-- Collected material --
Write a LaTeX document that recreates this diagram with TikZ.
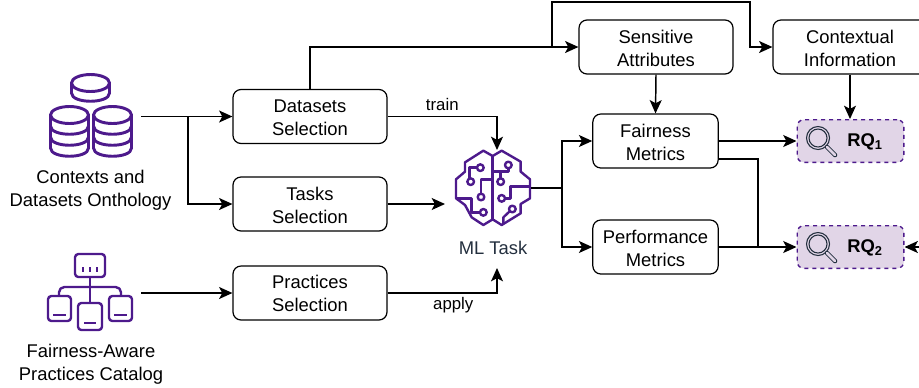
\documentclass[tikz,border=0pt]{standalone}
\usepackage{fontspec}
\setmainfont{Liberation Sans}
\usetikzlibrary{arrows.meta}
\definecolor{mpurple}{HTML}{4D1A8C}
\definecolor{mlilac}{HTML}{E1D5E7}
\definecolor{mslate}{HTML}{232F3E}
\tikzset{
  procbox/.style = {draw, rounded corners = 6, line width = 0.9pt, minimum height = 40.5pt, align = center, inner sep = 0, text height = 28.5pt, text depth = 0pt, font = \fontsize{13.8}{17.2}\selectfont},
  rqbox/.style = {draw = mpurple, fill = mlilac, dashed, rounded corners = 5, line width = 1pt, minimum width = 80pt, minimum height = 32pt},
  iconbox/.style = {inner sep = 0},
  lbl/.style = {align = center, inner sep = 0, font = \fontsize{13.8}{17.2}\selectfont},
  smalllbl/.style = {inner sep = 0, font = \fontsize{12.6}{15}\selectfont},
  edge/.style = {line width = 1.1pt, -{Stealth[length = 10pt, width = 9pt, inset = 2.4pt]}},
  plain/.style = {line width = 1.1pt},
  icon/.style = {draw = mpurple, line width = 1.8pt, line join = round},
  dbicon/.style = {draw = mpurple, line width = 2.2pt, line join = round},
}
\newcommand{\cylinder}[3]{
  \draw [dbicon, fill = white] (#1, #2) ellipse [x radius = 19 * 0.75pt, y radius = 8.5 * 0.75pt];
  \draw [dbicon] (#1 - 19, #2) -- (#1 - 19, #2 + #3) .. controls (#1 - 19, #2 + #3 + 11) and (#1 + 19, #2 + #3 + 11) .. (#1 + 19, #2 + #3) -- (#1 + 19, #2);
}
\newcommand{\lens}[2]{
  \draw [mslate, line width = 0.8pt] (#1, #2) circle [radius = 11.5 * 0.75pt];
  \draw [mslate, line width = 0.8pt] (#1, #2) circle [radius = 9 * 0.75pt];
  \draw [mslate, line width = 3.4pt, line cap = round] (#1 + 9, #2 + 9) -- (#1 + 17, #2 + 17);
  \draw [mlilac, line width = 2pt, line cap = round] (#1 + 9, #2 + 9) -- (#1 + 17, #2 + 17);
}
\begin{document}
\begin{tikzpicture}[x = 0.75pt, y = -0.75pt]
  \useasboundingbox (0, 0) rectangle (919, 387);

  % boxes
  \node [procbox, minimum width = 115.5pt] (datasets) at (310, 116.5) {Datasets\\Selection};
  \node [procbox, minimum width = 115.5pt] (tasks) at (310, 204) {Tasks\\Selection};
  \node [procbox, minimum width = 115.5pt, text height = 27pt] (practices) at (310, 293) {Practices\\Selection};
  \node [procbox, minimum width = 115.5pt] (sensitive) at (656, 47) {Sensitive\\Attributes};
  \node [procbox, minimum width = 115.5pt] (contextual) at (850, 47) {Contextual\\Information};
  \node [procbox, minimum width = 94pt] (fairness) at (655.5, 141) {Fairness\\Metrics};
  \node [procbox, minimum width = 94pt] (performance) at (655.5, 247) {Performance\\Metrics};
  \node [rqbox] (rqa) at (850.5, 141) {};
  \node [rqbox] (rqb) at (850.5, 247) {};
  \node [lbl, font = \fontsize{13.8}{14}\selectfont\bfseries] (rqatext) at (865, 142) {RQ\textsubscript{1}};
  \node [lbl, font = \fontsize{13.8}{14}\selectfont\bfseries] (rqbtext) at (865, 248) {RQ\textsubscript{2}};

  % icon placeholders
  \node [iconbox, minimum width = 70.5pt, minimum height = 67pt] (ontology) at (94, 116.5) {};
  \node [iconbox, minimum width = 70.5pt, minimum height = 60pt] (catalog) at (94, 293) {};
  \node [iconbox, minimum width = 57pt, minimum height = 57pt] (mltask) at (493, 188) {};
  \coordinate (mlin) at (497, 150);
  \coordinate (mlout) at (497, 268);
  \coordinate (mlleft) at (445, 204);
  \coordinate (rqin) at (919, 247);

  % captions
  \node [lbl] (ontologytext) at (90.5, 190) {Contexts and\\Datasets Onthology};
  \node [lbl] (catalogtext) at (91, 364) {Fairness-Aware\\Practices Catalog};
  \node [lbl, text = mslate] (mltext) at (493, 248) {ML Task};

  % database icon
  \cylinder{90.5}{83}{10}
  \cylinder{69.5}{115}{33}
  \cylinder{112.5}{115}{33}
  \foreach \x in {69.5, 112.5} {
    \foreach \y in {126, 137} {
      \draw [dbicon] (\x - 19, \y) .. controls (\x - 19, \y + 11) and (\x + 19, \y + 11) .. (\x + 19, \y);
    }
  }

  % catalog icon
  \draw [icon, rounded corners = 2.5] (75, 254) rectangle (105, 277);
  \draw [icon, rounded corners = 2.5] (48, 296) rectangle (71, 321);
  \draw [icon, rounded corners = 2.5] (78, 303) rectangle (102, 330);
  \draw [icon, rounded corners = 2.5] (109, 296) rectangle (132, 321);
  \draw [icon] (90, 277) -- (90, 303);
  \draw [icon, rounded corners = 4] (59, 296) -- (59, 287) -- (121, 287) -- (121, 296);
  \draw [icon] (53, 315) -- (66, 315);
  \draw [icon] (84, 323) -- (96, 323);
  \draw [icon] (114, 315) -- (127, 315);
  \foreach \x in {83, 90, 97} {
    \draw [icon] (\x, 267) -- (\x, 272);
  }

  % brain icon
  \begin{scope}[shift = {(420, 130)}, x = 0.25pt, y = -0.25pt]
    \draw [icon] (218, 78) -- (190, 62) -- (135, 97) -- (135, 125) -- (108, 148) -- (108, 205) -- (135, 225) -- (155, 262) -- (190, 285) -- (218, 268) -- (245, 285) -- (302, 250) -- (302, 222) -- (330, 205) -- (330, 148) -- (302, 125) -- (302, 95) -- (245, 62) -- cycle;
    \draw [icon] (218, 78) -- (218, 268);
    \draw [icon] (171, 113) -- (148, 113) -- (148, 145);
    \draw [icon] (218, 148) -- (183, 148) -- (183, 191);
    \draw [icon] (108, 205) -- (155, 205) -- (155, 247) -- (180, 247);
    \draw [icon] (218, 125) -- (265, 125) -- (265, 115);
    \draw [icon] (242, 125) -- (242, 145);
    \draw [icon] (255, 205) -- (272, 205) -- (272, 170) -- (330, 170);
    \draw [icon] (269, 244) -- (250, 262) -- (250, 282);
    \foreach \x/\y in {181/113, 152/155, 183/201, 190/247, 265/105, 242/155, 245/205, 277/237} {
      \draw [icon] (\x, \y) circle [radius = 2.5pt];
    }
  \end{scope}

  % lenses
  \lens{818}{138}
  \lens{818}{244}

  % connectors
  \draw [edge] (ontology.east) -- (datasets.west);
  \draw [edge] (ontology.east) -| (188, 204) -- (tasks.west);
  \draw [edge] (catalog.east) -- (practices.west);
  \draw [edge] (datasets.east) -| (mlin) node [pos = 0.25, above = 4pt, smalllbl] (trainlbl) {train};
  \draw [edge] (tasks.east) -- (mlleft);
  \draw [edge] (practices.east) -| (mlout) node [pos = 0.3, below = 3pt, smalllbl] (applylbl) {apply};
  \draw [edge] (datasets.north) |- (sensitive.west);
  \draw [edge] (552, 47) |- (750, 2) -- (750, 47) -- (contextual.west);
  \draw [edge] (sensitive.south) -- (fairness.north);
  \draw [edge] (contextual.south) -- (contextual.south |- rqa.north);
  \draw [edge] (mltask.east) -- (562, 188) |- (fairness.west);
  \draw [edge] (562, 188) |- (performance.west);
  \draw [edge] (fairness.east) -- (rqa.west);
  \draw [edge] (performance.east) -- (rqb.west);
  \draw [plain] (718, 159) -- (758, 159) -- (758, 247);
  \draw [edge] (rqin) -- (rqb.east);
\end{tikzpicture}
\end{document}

-- Directive --
Starting at the top of the listing above, reproduce each line up to and including the one with "rectangle (919, 387);"; omit the pictures.

-- Answer below --
Write a LaTeX document that recreates this diagram with TikZ.
\documentclass[tikz,border=0pt]{standalone}
\usepackage{fontspec}
\setmainfont{Liberation Sans}
\usetikzlibrary{arrows.meta}
\definecolor{mpurple}{HTML}{4D1A8C}
\definecolor{mlilac}{HTML}{E1D5E7}
\definecolor{mslate}{HTML}{232F3E}
\tikzset{
  procbox/.style = {draw, rounded corners = 6, line width = 0.9pt, minimum height = 40.5pt, align = center, inner sep = 0, text height = 28.5pt, text depth = 0pt, font = \fontsize{13.8}{17.2}\selectfont},
  rqbox/.style = {draw = mpurple, fill = mlilac, dashed, rounded corners = 5, line width = 1pt, minimum width = 80pt, minimum height = 32pt},
  iconbox/.style = {inner sep = 0},
  lbl/.style = {align = center, inner sep = 0, font = \fontsize{13.8}{17.2}\selectfont},
  smalllbl/.style = {inner sep = 0, font = \fontsize{12.6}{15}\selectfont},
  edge/.style = {line width = 1.1pt, -{Stealth[length = 10pt, width = 9pt, inset = 2.4pt]}},
  plain/.style = {line width = 1.1pt},
  icon/.style = {draw = mpurple, line width = 1.8pt, line join = round},
  dbicon/.style = {draw = mpurple, line width = 2.2pt, line join = round},
}
\newcommand{\cylinder}[3]{
  \draw [dbicon, fill = white] (#1, #2) ellipse [x radius = 19 * 0.75pt, y radius = 8.5 * 0.75pt];
  \draw [dbicon] (#1 - 19, #2) -- (#1 - 19, #2 + #3) .. controls (#1 - 19, #2 + #3 + 11) and (#1 + 19, #2 + #3 + 11) .. (#1 + 19, #2 + #3) -- (#1 + 19, #2);
}
\newcommand{\lens}[2]{
  \draw [mslate, line width = 0.8pt] (#1, #2) circle [radius = 11.5 * 0.75pt];
  \draw [mslate, line width = 0.8pt] (#1, #2) circle [radius = 9 * 0.75pt];
  \draw [mslate, line width = 3.4pt, line cap = round] (#1 + 9, #2 + 9) -- (#1 + 17, #2 + 17);
  \draw [mlilac, line width = 2pt, line cap = round] (#1 + 9, #2 + 9) -- (#1 + 17, #2 + 17);
}
\begin{document}
\begin{tikzpicture}[x = 0.75pt, y = -0.75pt]
  \useasboundingbox (0, 0) rectangle (919, 387);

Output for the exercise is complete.